Романтики особенно склонны подчёркивать вольность своего воображения и экзальтацию чувств во время вдохновения. Для них существенным в творческом акте является как раз ограничение контроля разума и усиление роли страстей, которые заставляют индивида, преисполненного чужой волей, думать и быть органом чужой изобретательной силы. Жорд Санд и Альфред де Виньи, как мы видели, не понимают, откуда и как к ним приходят настроения и идеи: они присутствуют как чужие при том, что рождается в их голове, они творят, только когда слышат тайный внутренний голос. Ламартин в письме от 25 января 1821 г. уверяет, что идея его поэмы «Жоселен» осенила его внезапно, когда он покидал Неаполь. «В субботу 20 января луч свыше озарил меня», — пишет он своему другу Вирьё. И пятью днями позже — второму другу: «Восемь дней тому назад на меня снизошло вдохновение. Я начал (j’ai concu) дело всей моей жизни». В тот же день — третьему другу: «Я наметил попутно поэму поэм; мне нужно двадцать лет, чтобы воздвигнуть этот памятник и похоронить себя потом под ним». Мюссе удивляется, как Жорж Санд может быть так внимательна и спокойна в течение шести часов работы, как она планомерно и регулярно делает всё, чередуя отдых с трудом и труд с прогулками или сном. «Меня открытие смущает и заставляет дрожать, — признаёт он, — исполнение, всегда очень медленное, причиняет мне страшное сердцебиение, я плачу, еле сдерживаю крик, я рождаю на свет идею, которая опьяняет меня…» [857]. Признавая это волнение и это внушение извне, которое как будто не выражает самую личность, Виктор Гюго считает, что как раз видения и внезапные открытия характеризуют поэта лучше, чем всё то, на что он был способен в спокойные и трезвые часы своей жизни. В предисловии к «Отверженным» он пишет: «Человек может быть оценён вернее по тому, о чём бредит, нежели по тому, что думает… Мечтания, столь неожиданные в своём стремлении к чрезмерному, к идеалу, оберегают образ нашего духа; наши химеры походят более всего на нас самих».
Не только романтикам, но и классицистам, реалистам и сторонникам теории «искусства для искусства» знакомо подобное ощущение безличия, безволия, внешнего внушения.

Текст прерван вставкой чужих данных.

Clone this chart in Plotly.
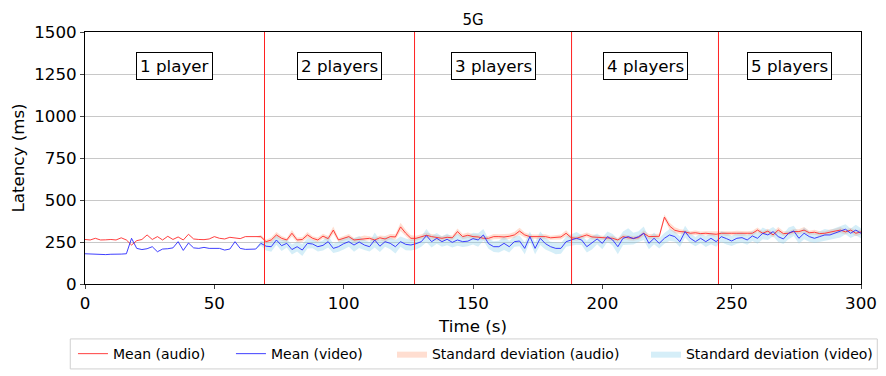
import plotly.graph_objects as go

# time axis (s), one sample every 2 s
time_s = list(range(0, 301, 2))

# mean latency (ms)
mean_audio = [
    265, 262, 272, 262, 263, 265, 262, 275, 262, 232,
    258, 265, 292, 265, 282, 262, 284, 265, 280, 262,
    296, 268, 265, 264, 268, 282, 272, 268, 278, 272,
    270, 282, 282, 281, 282, 252, 262, 292, 272, 262,
    302, 262, 265, 292, 272, 262, 285, 270, 321, 262,
    272, 282, 262, 265, 272, 272, 262, 275, 268, 282,
    280, 340, 302, 272, 272, 282, 290, 282, 275, 272,
    278, 275, 312, 282, 290, 282, 280, 272, 272, 282,
    282, 280, 284, 292, 315, 292, 282, 282, 280, 282,
    275, 278, 280, 302, 275, 272, 282, 292, 280, 278,
    275, 272, 272, 262, 282, 275, 272, 276, 302, 282,
    282, 284, 398, 345, 320, 312, 310, 302, 305, 300,
    302, 300, 296, 302, 300, 302, 302, 300, 302, 302,
    321, 302, 315, 292, 321, 300, 302, 312, 312, 321,
    305, 308, 300, 302, 310, 315, 321, 310, 321, 302,
    310,
]
mean_video = [
    180, 178, 176, 178, 175, 177, 176, 178, 180, 272,
    212, 205, 210, 222, 192, 208, 210, 215, 252, 200,
    244, 215, 212, 218, 212, 210, 212, 202, 208, 252,
    212, 206, 205, 208, 242, 225, 222, 262, 228, 242,
    205, 222, 202, 242, 238, 222, 230, 252, 212, 222,
    240, 252, 232, 250, 232, 222, 262, 225, 252, 242,
    222, 252, 236, 232, 240, 252, 288, 252, 272, 252,
    266, 248, 262, 252, 255, 270, 262, 292, 240, 222,
    222, 242, 222, 252, 256, 212, 282, 212, 272, 240,
    222, 212, 212, 252, 262, 272, 262, 222, 245, 268,
    242, 282, 262, 222, 272, 282, 270, 282, 302, 242,
    272, 242, 272, 292, 282, 252, 312, 272, 252, 272,
    252, 272, 252, 282, 270, 256, 272, 276, 262, 286,
    272, 302, 292, 312, 282, 268, 302, 316, 272, 302,
    282, 272, 282, 292, 292, 302, 312, 326, 302, 321,
    302,
]

# standard deviation (ms)
std_audio = [
    0, 0, 0, 0, 0, 0, 0, 0, 0, 0,
    0, 0, 0, 0, 0, 0, 0, 0, 0, 0,
    0, 0, 0, 0, 0, 0, 0, 0, 0, 0,
    0, 0, 0, 0, 10,
    12, 15, 18, 14, 12, 20, 15, 14, 18, 12, 15, 14, 16, 22, 12,
    14, 15, 12, 14, 16, 12, 15, 14, 18, 15, 16, 25, 20, 18, 15, 14, 16, 15, 18, 14,
    15, 14, 18, 15, 16, 14, 15, 12, 14, 15, 14, 16, 15, 18, 20, 15, 14, 12, 15, 14,
    12, 14, 15, 18, 12, 14, 12, 14, 15, 12, 12, 14, 15, 12, 14, 15, 14, 12, 18, 15,
    14, 15, 15, 20, 18, 14, 12, 12, 14, 12, 12, 14, 15, 12, 14, 12, 15, 14, 12, 15,
    15, 12, 14, 15, 18, 14, 12, 15, 14, 18, 12, 15, 14, 12, 15, 14, 18, 15, 14, 18, 15,
]
std_video = [
    0, 0, 0, 0, 0, 0, 0, 0, 0, 0,
    0, 0, 0, 0, 0, 0, 0, 0, 0, 0,
    0, 0, 0, 0, 0, 0, 0, 0, 0, 0,
    0, 0, 0, 0, 15,
    25, 30, 28, 32, 25, 30, 28, 35, 30, 25, 28, 30, 35, 28, 30,
    35, 30, 40, 35, 30, 28, 45, 35, 30, 35, 40, 30, 35, 32, 35, 30, 40, 35, 32, 30,
    35, 30, 35, 32, 30, 35, 40, 35, 30, 32, 35, 40, 35, 30, 32, 35, 30, 35, 40, 35,
    30, 35, 32, 30, 35, 38, 30, 35, 40, 32, 35, 30, 35, 45, 40, 50, 35, 32, 40, 35,
    35, 30, 32, 35, 30, 32, 35, 30, 28, 30, 32, 35, 30, 32, 35, 30, 32, 30, 28, 30,
    32, 35, 30, 28, 32, 30, 35, 30, 32, 35, 30, 28, 32, 35, 30, 32, 35, 30, 28, 32, 30,
]

# moments a new player joined, and the labels of each phase
player_change = [69.4, 127.4, 188.1, 244.9]
phase_labels = ["1 player", "2 players", "3 players", "4 players", "5 players"]
label_y = 1300

FONT = "DejaVu Sans"

fig = go.Figure()

bands = [
    (mean_audio, std_audio, "rgba(255,160,122,0.35)", "Standard deviation (audio)", "legend3"),
    (mean_video, std_video, "rgba(135,206,235,0.35)", "Standard deviation (video)", "legend4"),
]
for mean, std, col, name, leg in bands:
    lower = [m - s for m, s in zip(mean, std)]
    upper = [m + s for m, s in zip(mean, std)]
    fig.add_trace(go.Scatter(x=time_s, y=lower, mode="lines", line=dict(width=0),
                             showlegend=False, hoverinfo="skip"))
    fig.add_trace(go.Scatter(x=time_s, y=upper, mode="lines", line=dict(width=0),
                             fill="tonexty", fillcolor=col, name=name, legend=leg))

fig.add_trace(go.Scatter(x=time_s, y=mean_audio, mode="lines",
                         line=dict(color="#ff2a2a", width=0.9), name="Mean (audio)", legend="legend"))
fig.add_trace(go.Scatter(x=time_s, y=mean_video, mode="lines",
                         line=dict(color="#2a2aff", width=0.9), name="Mean (video)", legend="legend2"))

for t in player_change:
    fig.add_shape(type="line", x0=t, x1=t, y0=0, y1=1, xref="x", yref="paper",
                  line=dict(color="#ff2020", width=1))

bounds = [0] + player_change + [300]
for i, lab in enumerate(phase_labels):
    fig.add_annotation(x=(bounds[i] + bounds[i + 1]) / 2, y=label_y, text=lab,
                       showarrow=False, font=dict(size=16.7, color="black", family=FONT),
                       bordercolor="black", borderwidth=1, borderpad=3, bgcolor="white")

# legend frame (matplotlib-style single box holding the four entries)
fig.add_shape(type="rect", xref="paper", yref="paper", x0=-0.019, x1=1.021, y0=-0.337, y1=-0.218,
              line=dict(color="#d0d0d0", width=1), fillcolor="white", layer="below")

leg_style = dict(orientation="h", xanchor="left", y=-0.278, yanchor="middle",
                 font=dict(size=14, family=FONT), borderwidth=0, bgcolor="rgba(0,0,0,0)")

# the page body adds an 8 px offset, margins are shifted to compensate
fig.update_layout(
    width=886, height=376,
    margin=dict(l=77, r=33, t=24, b=100),
    paper_bgcolor="white", plot_bgcolor="white",
    font=dict(family=FONT, color="black"),
    title=dict(text="5G", x=0.5, xanchor="center", xref="paper", y=1, yref="paper",
               yanchor="bottom", pad=dict(b=7), font=dict(size=15, family=FONT)),
    showlegend=True,
    legend=dict(x=-0.0155, **leg_style),
    legend2=dict(x=0.1881, **leg_style),
    legend3=dict(x=0.3956, **leg_style),
    legend4=dict(x=0.7229, **leg_style),
)
fig.update_xaxes(range=[0, 300], tickvals=[0, 50, 100, 150, 200, 250, 300],
                 showgrid=False, zeroline=False, showline=True, linecolor="black",
                 mirror=True, ticks="outside", ticklen=4, tickfont=dict(size=16.7),
                 automargin=False,
                 title=dict(text="Time (s)", font=dict(size=16.7), standoff=8))
fig.update_yaxes(range=[0, 1500], tickvals=[0, 250, 500, 750, 1000, 1250, 1500],
                 showgrid=True, gridcolor="#c8c8c8", gridwidth=1, zeroline=False,
                 showline=True, linecolor="black", mirror=True, ticks="outside",
                 ticklen=4, tickfont=dict(size=16.7), automargin=False,
                 title=dict(text="Latency (ms)", font=dict(size=16.7), standoff=8))

fig.write_html("out.html")
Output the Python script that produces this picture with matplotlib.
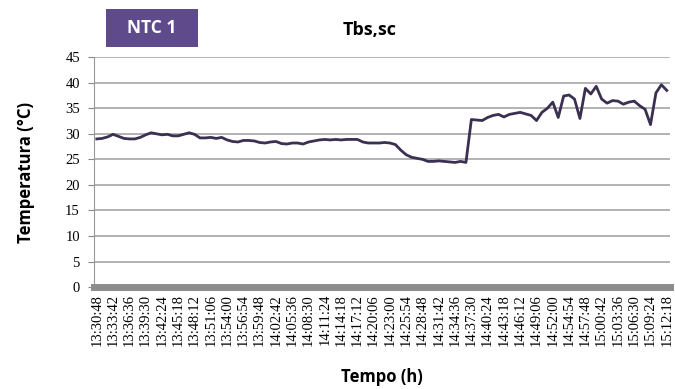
import numpy as np
import matplotlib.pyplot as plt
from matplotlib.patches import FancyBboxPatch

# Dati: temperatura letta ogni 58 s a partire dalle 13:30:48
start_label = "13:30:48"
step_s = 58
temperature = [
    29.0, 29.1, 29.4, 29.9, 29.5, 29.1, 29.0, 29.0, 29.3, 29.8,
    30.2, 30.0, 29.8, 29.9, 29.6, 29.6, 29.9, 30.2, 29.9, 29.2,
    29.2, 29.3, 29.1, 29.3, 28.8, 28.5, 28.4, 28.7, 28.7, 28.6,
    28.3, 28.2, 28.4, 28.5, 28.1, 28.0, 28.2, 28.2, 28.0, 28.4,
    28.6, 28.8, 28.9, 28.8, 28.9, 28.8, 28.9, 28.9, 28.9, 28.4,
    28.2, 28.2, 28.2, 28.3, 28.2, 27.9, 26.8, 25.9, 25.4, 25.2,
    25.0, 24.6, 24.6, 24.7, 24.6, 24.5, 24.4, 24.6, 24.4, 32.8,
    32.7, 32.6, 33.2, 33.6, 33.8, 33.3, 33.8, 34.0, 34.2, 33.9,
    33.6, 32.6, 34.2, 35.0, 36.2, 33.2, 37.4, 37.6, 36.8, 33.0,
    38.9, 37.8, 39.3, 36.8, 36.0, 36.5, 36.4, 35.8, 36.2, 36.4,
    35.5, 34.8, 31.8, 38.0, 39.6, 38.5,
]
tick_labels = [
    "13:30:48", "13:33:42", "13:36:36", "13:39:30", "13:42:24", "13:45:18",
    "13:48:12", "13:51:06", "13:54:00", "13:56:54", "13:59:48", "14:02:42",
    "14:05:36", "14:08:30", "14:11:24", "14:14:18", "14:17:12", "14:20:06",
    "14:23:00", "14:25:54", "14:28:48", "14:31:42", "14:34:36", "14:37:30",
    "14:40:24", "14:43:18", "14:46:12", "14:49:06", "14:52:00", "14:54:54",
    "14:57:48", "15:00:42", "15:03:36", "15:06:30", "15:09:24", "15:12:18",
]
y_ticks = [0, 5, 10, 15, 20, 25, 30, 35, 40, 45]


def to_seconds(s):
    h, m, sec = (int(v) for v in s.split(":"))
    return h * 3600 + m * 60 + sec


t0 = to_seconds(start_label)
t = np.arange(len(temperature)) * step_s
tick_pos = [to_seconds(s) - t0 for s in tick_labels]

fig = plt.figure(figsize=(6.75, 3.89), dpi=100)
ax = fig.add_axes([0.139, 0.262, 0.853, 0.591])

for y in y_ticks[1:]:
    ax.axhline(y, color='#a6a6a6', lw=1.2, zorder=1)
ax.plot(t, temperature, color='#3b2f52', lw=2, zorder=3)

ax.set_ylim(0, 45)
ax.set_xlim(-32, 6120)
ax.set_yticks(y_ticks)
ax.set_xticks(tick_pos)
ax.set_xticklabels(tick_labels, rotation=90, family='Liberation Serif', fontsize=10.5)
for lab in ax.get_yticklabels():
    lab.set_family('Liberation Serif')
    lab.set_fontsize(10.5)
ax.tick_params(axis='y', length=4, color='#888888', pad=6)
ax.tick_params(axis='x', length=0, pad=5)

for side in ['top', 'right']:
    ax.spines[side].set_visible(False)
ax.spines['left'].set_color('#999999')
ax.spines['bottom'].set_color('#8c8c8c')
ax.spines['bottom'].set_linewidth(5)

ax.set_ylabel('Temperatura (°C)', family='Open Sans', fontweight='bold',
              fontsize=12, labelpad=22)
ax.set_xlabel('Tempo (h)', family='Open Sans', fontweight='bold',
              fontsize=12, labelpad=16)

fig.text(0.548, 0.922, 'Tbs,sc', family='Open Sans', fontweight='bold',
         fontsize=13, ha='center', va='center')

box = FancyBboxPatch((106 / 675, 1 - 47 / 389), 92 / 675, 38 / 389,
                     boxstyle='square,pad=0', transform=fig.transFigure,
                     facecolor='#5f4a8b', edgecolor='none')
fig.patches.append(box)
fig.text(152 / 675, 1 - 28 / 389, 'NTC 1', family='Open Sans', fontweight='bold',
         fontsize=12.5, color='white', ha='center', va='center')

fig.savefig('out.png', dpi=100)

«Это совершенно низменное слово, — сказал Гёте, — мы обязаны им французам, и надо постараться как можно быстрее освободиться от него. Как можно сказать, что Моцарт скомпоновал своего «Дон Жуана». Композиция!. Как будто это пирог или бисквит, который приготовляют, смешивая яйца, муку и сахар! В духовном творении части и целое слиты вместе, проникнуты единым духом и обвеяны дыханием единой жизни, причём созидающий его отнюдь не идёт путём отдельных попыток и сложения кусочков по своему произволу, но находится в демонической власти своего гения и должен выполнять то, что этот последний ему предписывает» [858].